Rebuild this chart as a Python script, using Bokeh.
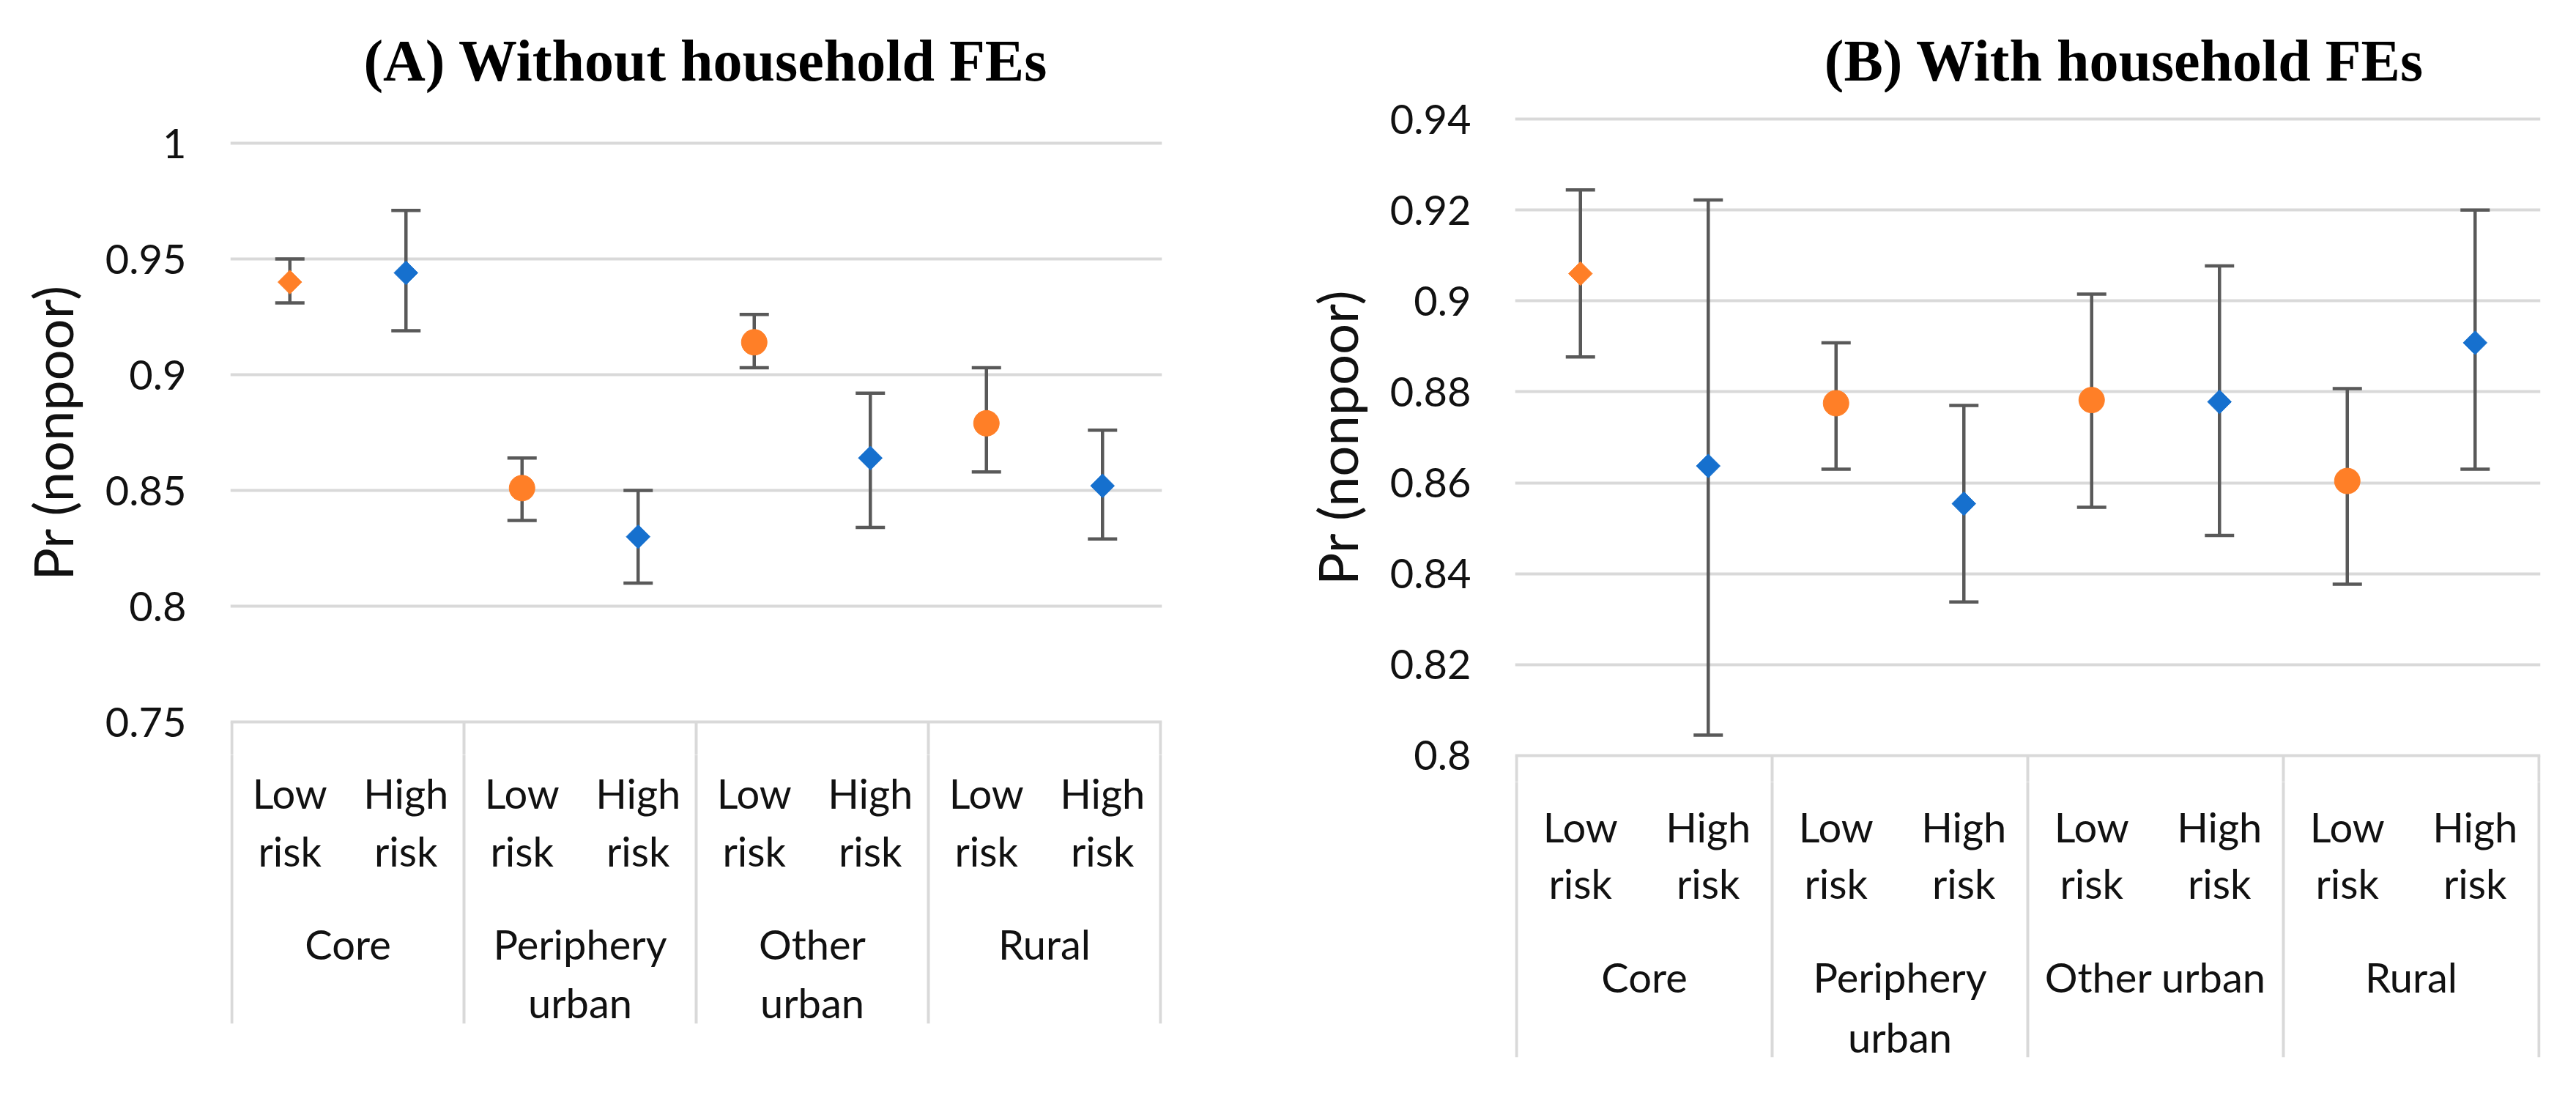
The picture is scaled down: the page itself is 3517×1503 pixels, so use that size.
import numpy as np
from bokeh.plotting import figure
from bokeh.models import Range1d, FixedTicker, ColumnDataSource, Whisker, TeeHead
from bokeh.layouts import row, column
from bokeh.embed import file_html
from bokeh.resources import INLINE
from bokeh.core.properties import value

# ---------------- data ----------------
groups = ["Core", "Periphery urban", "Other urban", "Rural"]
risks = ["Low risk", "High risk"]

title_a = "(A) Without household FEs"
est_a = [0.940, 0.944, 0.851, 0.830, 0.914, 0.864, 0.879, 0.852]
lo_a = [0.931, 0.919, 0.837, 0.810, 0.903, 0.834, 0.858, 0.829]
hi_a = [0.950, 0.971, 0.864, 0.850, 0.926, 0.892, 0.903, 0.876]
ticks_a = [0.75, 0.80, 0.85, 0.90, 0.95, 1.00]
tick_labels_a = ["0.75", "0.8", "0.85", "0.9", "0.95", "1"]

title_b = "(B) With household FEs"
est_b = [0.906, 0.8637, 0.8775, 0.8554, 0.8782, 0.8778, 0.8604, 0.8908]
lo_b = [0.8877, 0.8045, 0.8630, 0.8338, 0.8546, 0.8484, 0.8377, 0.8630]
hi_b = [0.9244, 0.9222, 0.8908, 0.8770, 0.9015, 0.9077, 0.8807, 0.9200]
ticks_b = [0.80, 0.82, 0.84, 0.86, 0.88, 0.90, 0.92, 0.94]
tick_labels_b = ["0.8", "0.82", "0.84", "0.86", "0.88", "0.9", "0.92", "0.94"]

y_label = "Pr (nonpoor)"

# marker shape per point (style)
shapes = ["diamond", "diamond", "circle", "diamond", "circle", "diamond", "circle", "diamond"]

# ---------------- style ----------------
ORANGE = "#FF7F27"
BLUE = "#1670CE"
ERR = "#595959"
GRID = "#D9D9D9"
TXT = "#111111"
SANS = "Lato"
SERIF = "Liberation Serif"
PAGE_TOP = 8    # page margin
TOTAL_H = 1487


def wrap(label, max_chars):
    words = label.split(" ")
    lines, cur = [], ""
    for w in words:
        cand = w if not cur else cur + " " + w
        if len(cand) <= max_chars:
            cur = cand
        else:
            if cur:
                lines.append(cur)
            cur = w
    if cur:
        lines.append(cur)
    return lines


def bare(width, height, x_range, y_range, bl=0, br=0, bb=0):
    f = figure(width=width, height=height, x_range=x_range, y_range=y_range,
               x_axis_location=None, y_axis_location=None,
               toolbar_location=None, output_backend="svg",
               min_border_left=bl, min_border_right=br,
               min_border_top=0, min_border_bottom=bb)
    f.outline_line_color = None
    f.grid.visible = False
    f.background_fill_color = "white"
    f.border_fill_color = "white"
    return f


def panel(title, est, lo, hi, ticks, tick_labels, L):
    n = len(groups) * len(risks)
    k = len(risks)
    xs = [i + 0.5 for i in range(n)]
    cats = [(g, r) for g in groups for r in risks]
    colors = [ORANGE if r == risks[0] else BLUE for (g, r) in cats]
    markers = ["square" if s == "diamond" else "circle" for s in shapes]
    angles = [np.pi / 4 if s == "diamond" else 0.0 for s in shapes]
    sizes = [L["dsize"] if s == "diamond" else L["csize"] for s in shapes]
    bounds = [i * k for i in range(len(groups) + 1)]
    et, eb = L["ext_top"], L["ext_bot"]

    W = L["fig_w"]
    pad_x = 2.0 / L["pxx"]
    x_range = Range1d(-pad_x, n + pad_x)
    frame_w = int(round(n * L["pxx"])) + 4
    br = W - L["bl"] - frame_w

    # ---- title strip ----
    title_h = L["grid_top"] - et - PAGE_TOP
    tf = bare(W, title_h, Range1d(0, W), Range1d(title_h, 0))
    tf.text(x=[L["title_x"]], y=[L["title_base"] - PAGE_TOP], text=[title],
            text_font=value(SERIF), text_font_size="80px", text_font_style="bold",
            text_align="center", text_baseline="alphabetic", text_color="black")

    # ---- plot ----
    y_range = Range1d(ticks[0] - eb / L["pxy"], ticks[-1] + et / L["pxy"])
    span_px = int(round((ticks[-1] - ticks[0]) * L["pxy"]))
    frame_h = span_px + et + eb
    p = figure(width=W, height=frame_h,
               x_range=x_range, y_range=y_range, x_axis_location=None,
               toolbar_location=None, output_backend="svg",
               min_border_left=L["bl"], min_border_right=br,
               min_border_top=0, min_border_bottom=0)
    p.outline_line_color = None
    p.background_fill_color = "white"
    p.border_fill_color = "white"
    p.xgrid.visible = False

    tk = FixedTicker(ticks=ticks)
    p.yaxis.ticker = tk
    p.ygrid.ticker = tk
    p.yaxis.major_label_overrides = {t: s for t, s in zip(ticks, tick_labels)}
    p.yaxis.axis_line_color = None
    p.yaxis.major_tick_line_color = None
    p.yaxis.minor_tick_line_color = None
    p.yaxis.major_tick_out = 0
    p.yaxis.major_tick_in = 0
    p.yaxis.major_label_standoff = L["tick_standoff"]
    p.yaxis.major_label_text_font = SANS
    p.yaxis.major_label_text_font_size = "56px"
    p.yaxis.major_label_text_color = TXT
    p.yaxis.axis_label = y_label
    p.yaxis.axis_label_text_font = SANS
    p.yaxis.axis_label_text_font_size = "74px"
    p.yaxis.axis_label_text_font_style = "normal"
    p.yaxis.axis_label_text_color = TXT
    p.yaxis.axis_label_standoff = L["label_standoff"]
    p.ygrid.grid_line_color = GRID
    p.ygrid.grid_line_width = 4

    # top of the category table (below the lowest tick)
    y_bot = ticks[0] - 2 * eb / L["pxy"]
    p.segment(x0=bounds, y0=[ticks[0]] * len(bounds), x1=bounds,
              y1=[y_bot] * len(bounds), line_color=GRID, line_width=4)

    src = ColumnDataSource(dict(x=xs, est=est, lo=lo, hi=hi, color=colors,
                                marker=markers, angle=angles, size=sizes))
    w = Whisker(source=src, base="x", upper="hi", lower="lo", dimension="height",
                line_color=ERR, line_width=4.5,
                upper_head=TeeHead(size=40, line_color=ERR, line_width=4.5),
                lower_head=TeeHead(size=40, line_color=ERR, line_width=4.5))
    p.add_layout(w)
    p.scatter(x="x", y="est", source=src, marker="marker", angle="angle",
              size="size", fill_color="color", line_color="color", line_width=1)

    # ---- rest of the category table ----
    table_top = L["grid_top"] + span_px + eb
    table_h = TOTAL_H - (title_h + frame_h)
    tbl_frame = L["table_bot"] - table_top
    t = bare(W, table_h, x_range, Range1d(tbl_frame, 0), bl=L["bl"], br=br,
             bb=table_h - tbl_frame)
    t.segment(x0=bounds, y0=[-2] * len(bounds), x1=bounds, y1=[tbl_frame] * len(bounds),
              line_color=GRID, line_width=4)

    tx, ty, tt = [], [], []
    for x, (g, r) in zip(xs, cats):
        for j, line in enumerate(r.split(" ")):
            tx.append(x); ty.append(L["sub_base"][j] - eb); tt.append(line)
    for gi, g in enumerate(groups):
        gx = gi * k + k / 2.0
        for j, line in enumerate(wrap(g, L["wrap"])):
            tx.append(gx); ty.append(L["grp_base"][j] - eb); tt.append(line)
    t.text(x=tx, y=ty, text=tt, text_font=value(SANS), text_font_size="56px",
           text_align="center", text_baseline="alphabetic", text_color=TXT)

    return column(tf, p, t, spacing=0)


LA = dict(pxx=158.5, pxy=3160.0, fig_w=1752, bl=314, grid_top=203, table_bot=1405,
          ext_top=45, ext_bot=45,
          tick_standoff=60, label_standoff=25, title_x=894, title_base=90,
          dsize=23, csize=35,
          sub_base=[97, 176], grp_base=[303, 383], wrap=9)
LB = dict(pxx=174.5, pxy=6207.0, fig_w=1749, bl=316, grid_top=170, table_bot=1451,
          ext_top=36, ext_bot=36,
          tick_standoff=60, label_standoff=25, title_x=1039, title_base=90,
          dsize=23, csize=35,
          sub_base=[97, 174], grp_base=[302, 384], wrap=11)

pa = panel(title_a, est_a, lo_a, hi_a, ticks_a, tick_labels_a, LA)
pb = panel(title_b, est_b, lo_b, hi_b, ticks_b, tick_labels_b, LB)

layout = row(pa, pb, spacing=0)
open("out.html", "w").write(file_html(layout, INLINE, "chart"))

### THE REQUEST
Retype, in the same exact form, the lines of the material above from the line holding "The picture is" through the line holding "from bokeh.core.properties import value".

### OUTPUT
The picture is scaled down: the page itself is 3517×1503 pixels, so use that size.
import numpy as np
from bokeh.plotting import figure
from bokeh.models import Range1d, FixedTicker, ColumnDataSource, Whisker, TeeHead
from bokeh.layouts import row, column
from bokeh.embed import file_html
from bokeh.resources import INLINE
from bokeh.core.properties import value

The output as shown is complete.